Réflexion sur les questions de genre
Comme toute organisation progressiste qui se respecte, l’UEJB ne fait pas l’impasse sur les questions de discriminations de genre et de sexisme. « Nous avons initié la réflexion lors du confinement », précise Joanna Peczenik. « Cela a commencé par une formation qu’un détaché pédagogique nous a dispensée. Lors de la discussion, nous avons constaté qu’il n’y a pas de véritable parité homme/femme au sein de nos instances et que lors de nos réunions, les prises de parole n’étaient pas réparties équitablement. Au sein du comité, nous avons donc décidé de travailler sur la question du genre pour voir s’il est nécessaire de mettre en place des mécanismes pour que la parité et l’égalité soient garanties ».
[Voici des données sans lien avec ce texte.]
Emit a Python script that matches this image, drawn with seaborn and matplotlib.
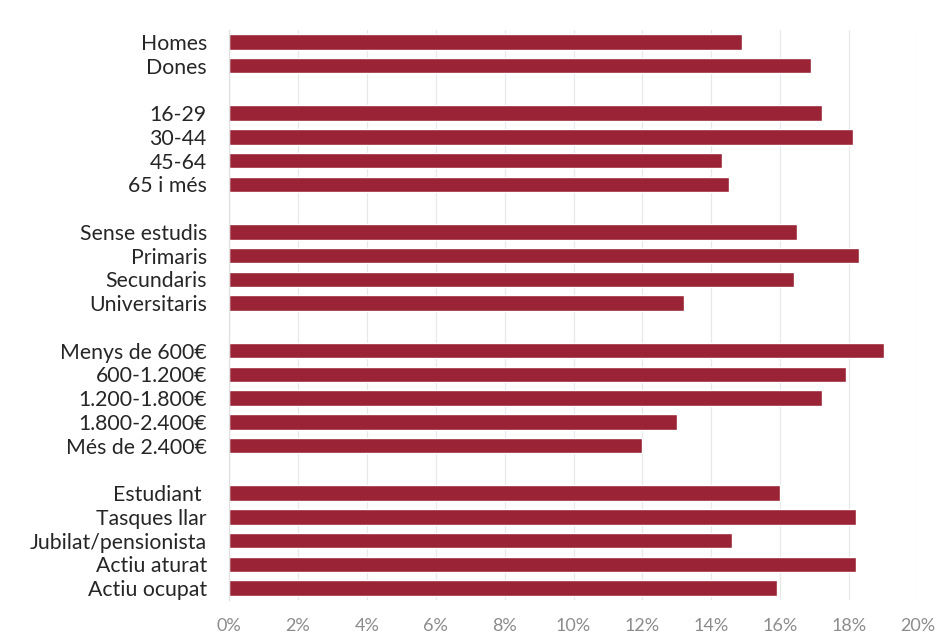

Voilà donc une organisation juive qui prend à rebrousse poils tous ceux qui, par une ignorance crasse et un manque de sens historique, veulent ranger les Juifs dans le camp de la domination et de l’oppression en raison de leur attachement à Israël. L’UEJB a résolument fait le choix de l’engagement politique au sens le plus noble du terme en privilégiant la réflexion et le débat et s’efforçant de nouer des alliances avec ceux qui partagent leurs préoccupations progressistes. Ce n’est pas la voie de la facilité car les conditions ne sont peut-être pas toujours propices au débat sur les campus. Mais ce choix forge leur sensibilité démocratique et leur permet d’être présents dans les débats fondamentaux qui engagent la société. Une manière de poursuivre l’idéal juif de justice et de liberté.